Technological progress, innovation and financial behavior.

Authors
Publication date
1997
Publication type
Thesis
Summary Technological progress has moved from a macro-economic analysis where growth depended on the appearance of a new technology, which, because of its extension over several sectors of activity, was generally encouraged and financed by governments, to a more micro-economic analysis where innovation is a strategic necessity for the company to ensure its competitiveness. The determinants of technological investment are changing as the world of science and technology is in a state of constant flux. This evolution transforms the structure of the real markets and modifies the financial sphere by the appearance of new financial needs which provoke the birth of a multitude of financial products.

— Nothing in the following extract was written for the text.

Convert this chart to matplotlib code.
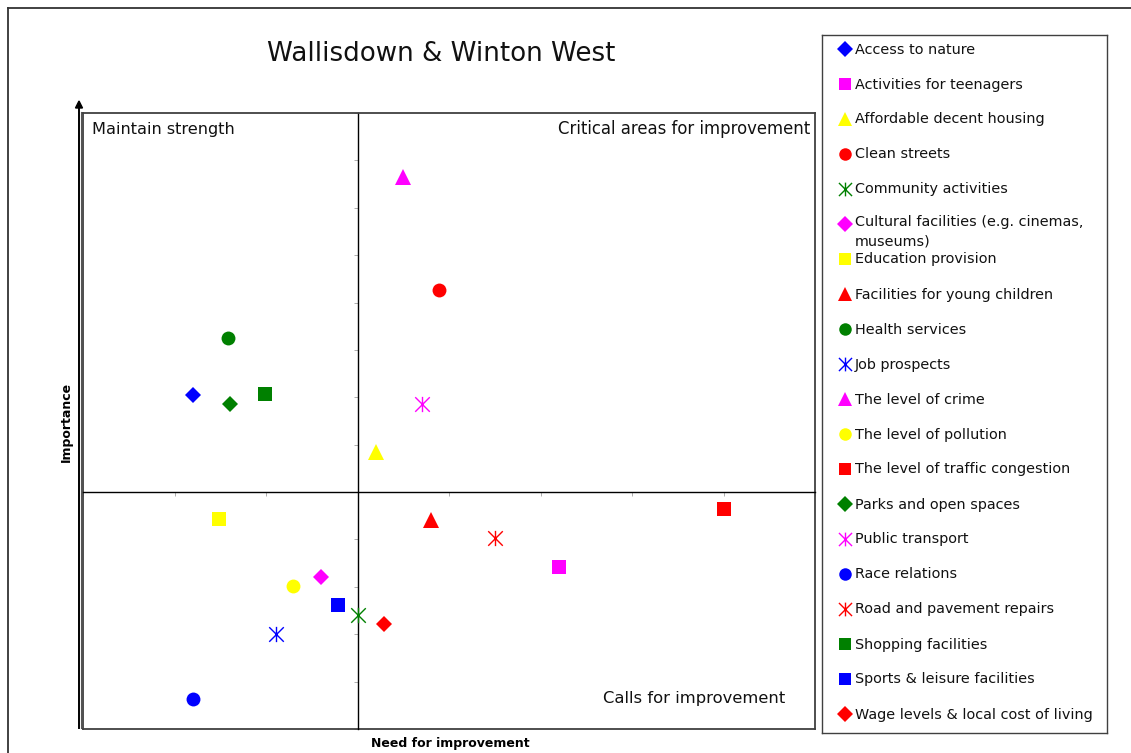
import numpy as np
import matplotlib
matplotlib.use("Agg")
import matplotlib.pyplot as plt
from matplotlib.path import Path
from matplotlib.lines import Line2D

plt.rcParams['font.family'] = ['DejaVu Sans']

# data
labels = ['Access to nature', 'Activities for teenagers', 'Affordable decent housing',
          'Clean streets', 'Community activities',
          'Cultural facilities (e.g. cinemas,\nmuseums)', 'Education provision',
          'Facilities for young children', 'Health services', 'Job prospects',
          'The level of crime', 'The level of pollution',
          'The level of traffic congestion', 'Parks and open spaces', 'Public transport',
          'Race relations', 'Road and pavement repairs', 'Shopping facilities',
          'Sports & leisure facilities', 'Wage levels & local cost of living']
need = [-1.80, 2.20, 0.20, 0.89, 0.00, -0.40, -1.51, 0.80, -1.41, -0.89,
        0.50, -0.71, 4.00, -1.39, 0.71, -1.80, 1.50, -1.01, -0.21, 0.29]
importance = [2.05, -1.59, 0.85, 4.26, -2.59, -1.79, -0.56, -0.58, 3.26, -2.99,
              6.64, -1.98, -0.36, 1.85, 1.85, -4.37, -0.97, 2.06, -2.38, -2.79]
colors = ['#0000FF', '#FF00FF', '#FFFF00', '#FF0000', '#008000', '#FF00FF', '#FFFF00',
          '#FF0000', '#008000', '#0000FF', '#FF00FF', '#FFFF00', '#FF0000', '#008000',
          '#FF00FF', '#0000FF', '#FF0000', '#008000', '#0000FF', '#FF0000']
shapes = ['D', 's', '^', 'o', 'star', 'D', 's', '^', 'o', 'star',
          '^', 'o', 's', 'D', 'star', 'o', 'star', 's', 's', 'D']

# excel style star: X plus a vertical bar
star = Path([(-1, -1), (1, 1), (-1, 1), (1, -1), (0, -1.05), (0, 1.05)],
            [Path.MOVETO, Path.LINETO, Path.MOVETO, Path.LINETO, Path.MOVETO, Path.LINETO])


def mk(shape, c, scale=1.0):
    d = dict(color=c, markerfacecolor=c, markeredgecolor=c, markeredgewidth=0)
    if shape == 'star':
        d.update(marker=star, markersize=11, markerfacecolor='none', markeredgewidth=1.0)
    elif shape == 'D':
        d.update(marker='D', markersize=8.5)
    elif shape == '^':
        d.update(marker='^', markersize=11)
    elif shape == 's':
        d.update(marker='s', markersize=9.5)
    else:
        d.update(marker='o', markersize=10)
    d['markersize'] = d['markersize'] * scale
    return d


W, H = 1131, 753
fig = plt.figure(figsize=(W / 100, H / 100), dpi=100)

# plot area in pixels
x0, x1, y0, y1 = 83, 815, 113, 729
ax = fig.add_axes([x0 / W, 1 - y1 / H, (x1 - x0) / W, (y1 - y0) / H])
ax.set_xlim(-3, 5)
ax.set_ylim(-5, 8)

for i in range(len(labels)):
    ax.plot(need[i], importance[i], linestyle='none', zorder=3, clip_on=False,
            **mk(shapes[i], colors[i]))

ax.spines['left'].set_position(('data', 0))
ax.spines['bottom'].set_position(('data', 0))
for s in ['left', 'bottom']:
    ax.spines[s].set_color('black')
    ax.spines[s].set_linewidth(1.0)
for s in ['top', 'right']:
    ax.spines[s].set_color('#404040')
    ax.spines[s].set_linewidth(1.3)
ax.set_xticks(np.arange(-3, 6, 1))
ax.set_yticks(np.arange(-5, 9, 1))
ax.tick_params(direction='out', length=3, width=0.6, color='#a0a0a0',
               labelbottom=False, labelleft=False)
# outer box left/bottom
ax.plot([0, 0], [0, 1], transform=ax.transAxes, color='#404040', lw=1.3, clip_on=False)
ax.plot([0, 1], [0, 0], transform=ax.transAxes, color='#404040', lw=1.3, clip_on=False)

ax.text(0.012, 0.974, 'Maintain strength', transform=ax.transAxes, fontsize=11.6,
        ha='left', va='center', color='#111111')
ax.text(0.993, 0.974, 'Critical areas for improvement', transform=ax.transAxes,
        fontsize=11.9, ha='right', va='center', color='#111111')
ax.text(0.96, 0.05, 'Calls for improvement', transform=ax.transAxes, fontsize=11.8,
        ha='right', va='center', color='#111111')

fig.text(441 / W, 1 - 54 / H, 'Wallisdown & Winton West', fontsize=18.8, ha='center',
         va='center', color='#111111')
fig.text(450 / W, 1 - 743 / H, 'Need for improvement', fontsize=9, fontweight='bold',
         ha='center', va='center')
fig.text(66 / W, 1 - 422 / H, 'Importance', fontsize=9, fontweight='bold', rotation=90,
         ha='center', va='center')

# axis arrow on the left
fig.add_artist(Line2D([79 / W, 79 / W], [1 - 728 / H, 1 - 108 / H], color='black', lw=1.4))
fig.add_artist(Line2D([81 / W, 81 / W], [1 - 728 / H, 1 - 112 / H], color='#555555', lw=0.8))
fig.patches.append(plt.Polygon([[75.5 / W, 1 - 108 / H], [82.5 / W, 1 - 108 / H],
                                [79 / W, 1 - 101 / H]], closed=True, color='black',
                               transform=fig.transFigure, figure=fig))

# outer frame (runs off the right and bottom edges)
fig.add_artist(Line2D([7.5 / W, 7.5 / W], [0, 1 - 7.5 / H], color='#333333', lw=1.3))
fig.add_artist(Line2D([7.5 / W, 1], [1 - 7.5 / H, 1 - 7.5 / H], color='#333333', lw=1.3))

# legend box
lx0, lx1, ly0, ly1 = 822, 1107, 35, 733
lax = fig.add_axes([lx0 / W, 1 - ly1 / H, (lx1 - lx0) / W, (ly1 - ly0) / H])
lax.set_xlim(lx0, lx1)
lax.set_ylim(ly1, ly0)
lax.set_xticks([])
lax.set_yticks([])
for s in lax.spines.values():
    s.set_color('#404040')
    s.set_linewidth(1.0)
for i, lab in enumerate(labels):
    yy = 49 + 35 * i
    lax.plot(845, yy, linestyle='none', **mk(shapes[i], colors[i], 0.9))
    if '\n' in lab:
        lax.text(855, yy - 9, lab, fontsize=10.4, ha='left', va='top', linespacing=1.5,
                 color='#111111')
    else:
        lax.text(855, yy + 0.5, lab, fontsize=10.4, ha='left', va='center', color='#111111')

fig.savefig('out.png', dpi=100)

Thus, at the end of the 1970s, we moved from a linear model of innovation financing to a model based on financing through increased intervention of capital markets, better adapted to the financing of risk projects. This evolution led to a double trend during the 1980s: the liberalization of financial systems and the globalization of real economies due to the increase in fixed R&D costs and the need to reach critical size. Considering these two trends, the model of innovation financing should be homogeneous on a global scale and technological specialization should disappear. However, the analysis of historical facts has shown that national and sectoral specificities remain: innovation in SMEs has remained the business of the national component of the financial system, characterized by an uneven development of new markets; government intervention for the financing of innovation has continued in most countries to different degrees. Thus, the two models of financing technical progress coexisted at the end of the 1980s in most countries, with the persistence of the classic dominance of national innovation systems and financial systems.